UAE Hosts Art Workshops for Orphans

Saleh Art Programme for Child Emotional Need

Workshops
Selah Art Program Workshop

Art is therapeutic. On this tenet, eighty-six orphans from the Awqaf and Minors Affairs Foundation were inducted into a growing form of psychotherapy — expressions through art — to provide clues to their state of mind. A series of art workshops are held to enable them to portray their feelings, without fear of judgement.

“The way a child creates art and plays with it can highlight a great deal about their situation and experience,” said Sara Powell, art psychotherapist at the Art Therapy International Centre, which has been working closely with orphans. Ten Emirati volunteer artists hold the workshops.

Workshop
Selah Art Program Workshop

This ongoing project, called the ‘Saleh’ Art Programme, is part of a year-long initiative by the Cultural Office of Shaikha Manal Bint Mohammad Bin Rashid Al Maktoum organised for orphans and underprivileged children between ages four and 16.

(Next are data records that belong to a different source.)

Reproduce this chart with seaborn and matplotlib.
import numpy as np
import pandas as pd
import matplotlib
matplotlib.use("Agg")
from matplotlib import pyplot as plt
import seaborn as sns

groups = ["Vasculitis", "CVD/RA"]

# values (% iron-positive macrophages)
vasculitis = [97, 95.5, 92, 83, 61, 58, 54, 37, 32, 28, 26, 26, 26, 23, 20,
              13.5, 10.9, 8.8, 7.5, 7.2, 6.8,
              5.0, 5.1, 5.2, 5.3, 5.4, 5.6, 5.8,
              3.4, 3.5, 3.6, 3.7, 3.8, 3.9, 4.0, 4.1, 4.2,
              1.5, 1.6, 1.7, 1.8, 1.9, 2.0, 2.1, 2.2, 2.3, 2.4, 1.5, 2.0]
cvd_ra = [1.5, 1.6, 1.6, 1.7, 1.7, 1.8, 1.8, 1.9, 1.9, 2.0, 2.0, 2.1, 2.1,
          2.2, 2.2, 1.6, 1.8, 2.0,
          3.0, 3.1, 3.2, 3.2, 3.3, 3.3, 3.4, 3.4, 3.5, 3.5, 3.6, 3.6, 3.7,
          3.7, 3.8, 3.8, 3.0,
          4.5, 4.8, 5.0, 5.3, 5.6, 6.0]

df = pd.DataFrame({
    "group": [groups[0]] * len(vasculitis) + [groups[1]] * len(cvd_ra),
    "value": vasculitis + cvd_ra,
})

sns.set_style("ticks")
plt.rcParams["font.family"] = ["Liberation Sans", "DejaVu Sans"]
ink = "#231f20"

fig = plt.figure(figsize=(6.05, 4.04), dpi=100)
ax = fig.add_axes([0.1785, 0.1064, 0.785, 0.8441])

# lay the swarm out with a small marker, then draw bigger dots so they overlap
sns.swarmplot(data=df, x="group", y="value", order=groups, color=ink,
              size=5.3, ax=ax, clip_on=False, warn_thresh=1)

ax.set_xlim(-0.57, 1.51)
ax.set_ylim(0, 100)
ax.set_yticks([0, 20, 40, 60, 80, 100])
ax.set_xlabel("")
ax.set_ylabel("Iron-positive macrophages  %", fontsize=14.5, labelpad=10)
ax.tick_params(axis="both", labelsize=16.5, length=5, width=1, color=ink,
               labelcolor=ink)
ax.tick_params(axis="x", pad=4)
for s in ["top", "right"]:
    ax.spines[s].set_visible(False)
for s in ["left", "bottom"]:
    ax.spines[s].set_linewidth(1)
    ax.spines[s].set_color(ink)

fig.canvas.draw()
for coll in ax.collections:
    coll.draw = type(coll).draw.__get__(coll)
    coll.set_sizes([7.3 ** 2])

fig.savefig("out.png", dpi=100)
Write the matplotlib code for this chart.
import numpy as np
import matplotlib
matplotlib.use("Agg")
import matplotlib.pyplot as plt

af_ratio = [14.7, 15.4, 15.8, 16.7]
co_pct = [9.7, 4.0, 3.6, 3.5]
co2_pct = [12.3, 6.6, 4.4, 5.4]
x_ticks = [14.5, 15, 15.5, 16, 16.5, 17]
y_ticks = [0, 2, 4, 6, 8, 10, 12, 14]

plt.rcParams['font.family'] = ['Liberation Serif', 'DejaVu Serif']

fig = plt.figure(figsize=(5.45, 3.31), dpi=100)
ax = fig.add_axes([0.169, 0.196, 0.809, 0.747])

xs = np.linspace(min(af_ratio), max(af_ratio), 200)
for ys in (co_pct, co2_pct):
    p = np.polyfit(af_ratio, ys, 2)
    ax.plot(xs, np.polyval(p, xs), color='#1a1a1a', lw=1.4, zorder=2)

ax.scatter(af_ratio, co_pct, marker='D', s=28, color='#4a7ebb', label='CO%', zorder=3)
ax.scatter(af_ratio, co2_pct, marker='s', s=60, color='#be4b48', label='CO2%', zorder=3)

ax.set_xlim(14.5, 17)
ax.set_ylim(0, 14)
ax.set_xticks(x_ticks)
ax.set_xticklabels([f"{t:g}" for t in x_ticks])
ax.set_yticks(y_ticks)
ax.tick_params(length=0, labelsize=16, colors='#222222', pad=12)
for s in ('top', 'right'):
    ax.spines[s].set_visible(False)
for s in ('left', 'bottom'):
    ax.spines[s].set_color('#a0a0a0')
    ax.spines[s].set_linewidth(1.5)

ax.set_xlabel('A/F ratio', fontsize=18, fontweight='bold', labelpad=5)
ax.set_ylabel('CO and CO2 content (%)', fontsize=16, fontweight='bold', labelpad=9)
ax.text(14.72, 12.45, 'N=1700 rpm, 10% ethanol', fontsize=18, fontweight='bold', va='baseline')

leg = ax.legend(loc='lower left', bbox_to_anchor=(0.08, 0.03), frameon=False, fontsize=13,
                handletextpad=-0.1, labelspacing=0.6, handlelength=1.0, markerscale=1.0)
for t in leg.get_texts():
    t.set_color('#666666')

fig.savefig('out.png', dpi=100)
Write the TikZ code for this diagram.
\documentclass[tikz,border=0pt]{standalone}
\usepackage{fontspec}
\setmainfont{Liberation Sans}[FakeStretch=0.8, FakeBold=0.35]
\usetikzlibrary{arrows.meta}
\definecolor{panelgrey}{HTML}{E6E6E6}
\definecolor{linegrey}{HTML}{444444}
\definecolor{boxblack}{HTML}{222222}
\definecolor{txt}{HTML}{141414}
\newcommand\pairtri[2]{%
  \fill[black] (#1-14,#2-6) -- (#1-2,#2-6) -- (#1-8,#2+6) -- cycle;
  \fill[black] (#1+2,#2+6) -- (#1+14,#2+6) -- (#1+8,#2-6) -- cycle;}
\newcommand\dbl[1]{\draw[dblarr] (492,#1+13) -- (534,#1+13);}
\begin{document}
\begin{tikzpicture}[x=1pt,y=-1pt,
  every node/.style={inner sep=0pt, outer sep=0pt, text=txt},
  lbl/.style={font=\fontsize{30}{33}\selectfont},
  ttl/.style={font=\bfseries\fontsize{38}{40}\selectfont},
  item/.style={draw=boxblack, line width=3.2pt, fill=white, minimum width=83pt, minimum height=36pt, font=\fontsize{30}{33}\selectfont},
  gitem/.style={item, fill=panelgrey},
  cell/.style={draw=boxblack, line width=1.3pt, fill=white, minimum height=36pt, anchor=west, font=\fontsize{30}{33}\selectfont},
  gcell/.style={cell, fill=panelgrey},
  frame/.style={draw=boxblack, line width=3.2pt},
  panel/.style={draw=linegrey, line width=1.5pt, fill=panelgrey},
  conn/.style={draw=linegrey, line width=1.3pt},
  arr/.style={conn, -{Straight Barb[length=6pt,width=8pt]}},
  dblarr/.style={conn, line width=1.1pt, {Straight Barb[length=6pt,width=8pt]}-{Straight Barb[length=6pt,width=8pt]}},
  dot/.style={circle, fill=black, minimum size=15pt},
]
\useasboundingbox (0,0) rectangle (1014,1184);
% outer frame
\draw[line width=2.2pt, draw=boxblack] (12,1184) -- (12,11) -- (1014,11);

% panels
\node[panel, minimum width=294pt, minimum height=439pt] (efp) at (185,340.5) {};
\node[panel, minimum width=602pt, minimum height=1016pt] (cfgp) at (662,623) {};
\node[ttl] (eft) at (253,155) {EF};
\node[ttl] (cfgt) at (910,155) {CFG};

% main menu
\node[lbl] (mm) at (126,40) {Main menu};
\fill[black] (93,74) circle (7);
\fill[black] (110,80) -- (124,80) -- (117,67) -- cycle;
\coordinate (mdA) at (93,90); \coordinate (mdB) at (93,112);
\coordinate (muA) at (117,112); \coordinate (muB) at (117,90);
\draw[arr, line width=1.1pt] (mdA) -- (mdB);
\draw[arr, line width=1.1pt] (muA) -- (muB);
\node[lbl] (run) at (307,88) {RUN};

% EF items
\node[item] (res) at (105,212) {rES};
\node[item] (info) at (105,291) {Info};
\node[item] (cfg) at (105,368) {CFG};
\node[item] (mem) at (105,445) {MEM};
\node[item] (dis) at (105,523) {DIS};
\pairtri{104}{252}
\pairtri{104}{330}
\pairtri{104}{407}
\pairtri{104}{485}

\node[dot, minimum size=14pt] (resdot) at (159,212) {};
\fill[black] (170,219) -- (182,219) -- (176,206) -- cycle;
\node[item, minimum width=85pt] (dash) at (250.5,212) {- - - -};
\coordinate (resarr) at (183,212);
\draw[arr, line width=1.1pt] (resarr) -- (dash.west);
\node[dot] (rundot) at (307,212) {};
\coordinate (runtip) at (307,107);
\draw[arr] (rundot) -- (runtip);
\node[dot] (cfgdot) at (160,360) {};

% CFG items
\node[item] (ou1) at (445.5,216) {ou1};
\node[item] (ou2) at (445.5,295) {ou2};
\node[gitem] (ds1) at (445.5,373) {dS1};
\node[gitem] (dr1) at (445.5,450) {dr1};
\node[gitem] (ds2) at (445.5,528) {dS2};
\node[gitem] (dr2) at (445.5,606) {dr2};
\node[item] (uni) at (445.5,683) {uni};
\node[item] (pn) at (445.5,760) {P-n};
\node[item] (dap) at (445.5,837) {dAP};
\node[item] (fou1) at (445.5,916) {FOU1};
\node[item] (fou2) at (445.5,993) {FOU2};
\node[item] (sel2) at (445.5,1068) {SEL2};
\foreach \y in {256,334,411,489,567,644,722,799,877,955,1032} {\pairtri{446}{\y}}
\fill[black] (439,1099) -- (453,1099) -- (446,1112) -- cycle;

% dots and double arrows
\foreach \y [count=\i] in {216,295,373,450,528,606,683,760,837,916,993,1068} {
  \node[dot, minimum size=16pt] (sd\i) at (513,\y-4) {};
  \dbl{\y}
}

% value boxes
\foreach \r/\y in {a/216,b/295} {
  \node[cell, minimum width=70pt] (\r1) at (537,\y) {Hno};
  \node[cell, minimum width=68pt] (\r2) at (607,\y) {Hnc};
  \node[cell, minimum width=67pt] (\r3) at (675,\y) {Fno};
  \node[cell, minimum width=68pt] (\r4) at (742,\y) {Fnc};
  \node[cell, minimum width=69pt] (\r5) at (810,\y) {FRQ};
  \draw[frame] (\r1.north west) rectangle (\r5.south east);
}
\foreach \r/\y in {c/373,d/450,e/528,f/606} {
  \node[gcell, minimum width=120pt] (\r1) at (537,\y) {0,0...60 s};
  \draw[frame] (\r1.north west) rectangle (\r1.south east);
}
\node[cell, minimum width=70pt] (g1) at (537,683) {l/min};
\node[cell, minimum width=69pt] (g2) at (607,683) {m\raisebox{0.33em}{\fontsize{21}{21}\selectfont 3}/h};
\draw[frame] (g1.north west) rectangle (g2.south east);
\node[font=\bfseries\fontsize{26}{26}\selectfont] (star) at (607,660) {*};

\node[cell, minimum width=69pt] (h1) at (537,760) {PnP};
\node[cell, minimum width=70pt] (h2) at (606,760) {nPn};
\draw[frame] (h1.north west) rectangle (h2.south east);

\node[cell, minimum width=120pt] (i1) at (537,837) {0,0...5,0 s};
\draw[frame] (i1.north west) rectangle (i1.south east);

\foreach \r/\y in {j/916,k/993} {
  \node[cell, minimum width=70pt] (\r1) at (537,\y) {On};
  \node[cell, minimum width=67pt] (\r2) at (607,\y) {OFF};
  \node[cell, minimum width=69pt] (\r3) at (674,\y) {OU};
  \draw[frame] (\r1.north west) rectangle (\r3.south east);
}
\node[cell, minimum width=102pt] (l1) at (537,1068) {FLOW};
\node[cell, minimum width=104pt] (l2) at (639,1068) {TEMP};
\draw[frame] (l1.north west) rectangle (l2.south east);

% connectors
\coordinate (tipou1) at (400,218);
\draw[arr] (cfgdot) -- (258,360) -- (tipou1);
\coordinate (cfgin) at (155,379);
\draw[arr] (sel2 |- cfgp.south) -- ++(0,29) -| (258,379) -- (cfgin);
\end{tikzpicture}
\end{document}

The programme features four workshops, three of which have taken place, with the final one to be held on May 19.

Connecting with their thoughts and emotions for the first time, the children were able to explore the boundaries of their self-confidence and communicate their feelings through drawing, painting, clay modelling, music and group drama.

workshops
A series of art workshops are held to enable kids to portray their feelings, without fear of judgement.

“The aim of art therapy is to encourage the use of a child’s natural inner resources, to help them to work through trauma and difficult experiences,” said Powell. “It does not focus on products or outcomes but on the therapeutic qualities of the art-making process itself. The safe environment provided to them to express themselves gives the tools to regulate their emotions and manage their behaviour.”

The approach gives the orphaned children an opportunity to directly convey their ideas on loss, grief or loneliness. Such emotions can have a deep impact on their sense of well-being, Powell said, depending on how strong or not is their resilience, and their ability to forge bonds and attachment with others.

The workshops explore themes such as self-identity and self-esteem in the form of in self-portraits, which are then assessed for what they reveal about the children’s minds. In another exercise, the children are asked to introduce themselves based on their likes and dislikes.